4. The "Series vs. Parallel" Analogy
The authors use a clever electrical analogy to explain why this happens.
- Normal Superconductor (Parallel Circuit): Imagine many resistors connected in parallel. If one path is blocked, the current just flows through the others. The system averages everything out, leading to smooth, uniform behavior.
- This Superconductor (Series Circuit): Here, the different parts of the Fermi surface (the dance floor) are connected in series. If one part of the chain is weak (the cold spots), it drags down the whole system.
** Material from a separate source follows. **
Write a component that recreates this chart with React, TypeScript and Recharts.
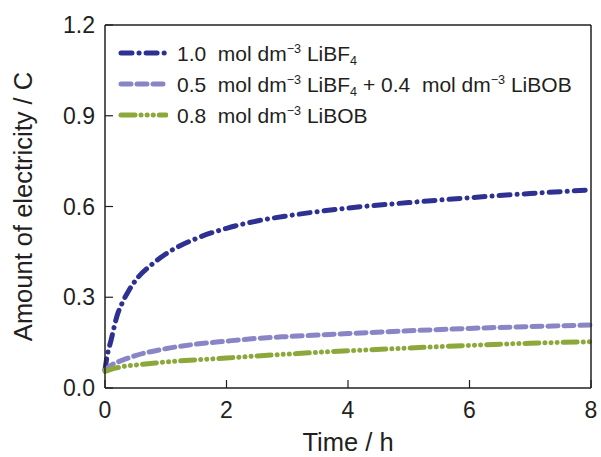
import { LineChart, Line, XAxis, YAxis, Label } from 'recharts'

const times = [0, 0.03, 0.1, 0.2, 0.3, 0.4, 0.5, 0.75, 1, 1.5, 2, 2.5, 3, 3.5, 4, 5, 6, 7, 8]
const lib4 = [0.06, 0.1, 0.158, 0.24, 0.288, 0.325, 0.355, 0.405, 0.443, 0.494, 0.528, 0.552, 0.569, 0.583, 0.595, 0.613, 0.629, 0.643, 0.655]
const mixed = [0.06, 0.065, 0.075, 0.085, 0.093, 0.1, 0.107, 0.12, 0.13, 0.145, 0.155, 0.164, 0.17, 0.175, 0.18, 0.189, 0.197, 0.203, 0.208]
const libob = [0.055, 0.057, 0.062, 0.067, 0.071, 0.074, 0.076, 0.081, 0.086, 0.093, 0.099, 0.106, 0.112, 0.118, 0.123, 0.132, 0.141, 0.148, 0.153]

const xTicks = [0, 2, 4, 6, 8]
const yTicks = [0, 0.3, 0.6, 0.9, 1.2]

const FONT = '"Liberation Sans", Arial, sans-serif'
const INK = '#231f20'

const series = [
	{ key: 'lib4', color: '#2e3192', dash: '11 7 0.1 7' },
	{ key: 'mixed', color: '#8a86c6', dash: '10 6' },
	{ key: 'libob', color: '#8da83a', dash: '14 6 0.1 6 0.1 6 0.1 6' },
]

const data = times.map((t, i) => ({ t, lib4: lib4[i], mixed: mixed[i], libob: libob[i] }))

const legendRows = [
	<>1.0&nbsp; mol dm<sup>−3</sup> LiBF<sub>4</sub></>,
	<>0.5&nbsp; mol dm<sup>−3</sup> LiBF<sub>4</sub> + 0.4&nbsp; mol dm<sup>−3</sup> LiBOB</>,
	<>0.8&nbsp; mol dm<sup>−3</sup> LiBOB</>,
]

// legend drawn over the plot (recharts Legend would reserve space and squeeze the plot)
const LegendBox = () => (
	<div style={{ position: 'absolute', left: 118, top: 37.5, fontFamily: FONT, fontSize: 21, color: INK, whiteSpace: 'nowrap' }}>
		{series.map((s, i) => (
			<div key={s.key} style={{ display: 'flex', alignItems: 'center', height: 31 }}>
				<svg width={50} height={10} style={{ marginRight: 9 }}>
					<line x1={3} y1={5} x2={48} y2={5} stroke={s.color} strokeWidth={5}
						strokeLinecap="round" strokeDasharray={s.dash} />
				</svg>
				<span style={{ lineHeight: 1 }}>{legendRows[i]}</span>
			</div>
		))}
		<style>{`sup{font-size:0.6em;vertical-align:0.6em;line-height:0} sub{font-size:0.6em;vertical-align:-0.3em;line-height:0}`}</style>
	</div>
)

const tickStyle = { fontFamily: FONT, fontSize: 23, fill: INK }
const titleStyle = { fontFamily: FONT, fontSize: 25.5, fill: INK }

export default function App() {
	return (
		<div style={{ position: 'absolute', left: 0, top: 0, width: 601, height: 457, background: '#fff' }}>
			<LineChart width={601} height={457} data={data}
				margin={{ top: 24, right: 9, bottom: 24, left: 30 }}>
				<XAxis dataKey="t" type="number" domain={[0, 8]} ticks={xTicks}
					tickSize={-8} tickMargin={22} tick={tickStyle} height={45}
					axisLine={{ stroke: INK, strokeWidth: 1.5 }} tickLine={{ stroke: INK, strokeWidth: 1.2 }}>
					<Label value="Time / h" position="center" dy={31} style={titleStyle} />
				</XAxis>
				<XAxis xAxisId="top" orientation="top" dataKey="t" type="number" domain={[0, 8]}
					height={1} tick={false} tickLine={false} axisLine={{ stroke: INK, strokeWidth: 1.5 }} />
				<YAxis type="number" domain={[0, 1.2]} ticks={yTicks} width={75}
					tickFormatter={(v: number) => v.toFixed(1)}
					tickSize={-8} tickMargin={18} tick={tickStyle}
					axisLine={{ stroke: INK, strokeWidth: 1.5 }} tickLine={{ stroke: INK, strokeWidth: 1.2 }}>
					<Label value="Amount of electricity / C" angle={-90} position="center" dx={-45}
						style={{ ...titleStyle, textAnchor: 'middle' }} />
				</YAxis>
				<YAxis yAxisId="right" orientation="right" type="number" domain={[0, 1.2]}
					width={1} tick={false} tickLine={false} axisLine={{ stroke: INK, strokeWidth: 1.5 }} />
				{series.map((s) => (
					<Line key={s.key} dataKey={s.key} type="monotone" stroke={s.color} strokeWidth={5}
						strokeLinecap="round" strokeDasharray={s.dash} dot={false}
						isAnimationActive={false} />
				))}
			</LineChart>
			<LegendBox />
		</div>
	)
}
The behavior of the "weak" parts dominates the whole, creating these sharp, jagged, and highly directional vibrations.
Summary
The paper claims that in a superconductor driven by nematic fluctuations, the collective vibrations of the electron pairs are highly anisotropic (direction-dependent) and unconventional.
- Instead of sharp, clear notes, you get muffled, split tones.
- Instead of a quiet zone below a certain energy, you get a constant, strange hum that spikes dramatically at specific frequencies.
- These features are a direct fingerprint of the "lumpy" gap caused by the nematic order, distinguishing it clearly from standard superconductors.
The authors suggest that scientists could detect these unique "sounds" using spectroscopic tools like Raman scattering or THz conductivity, essentially "listening" to the material to confirm this exotic state of matter.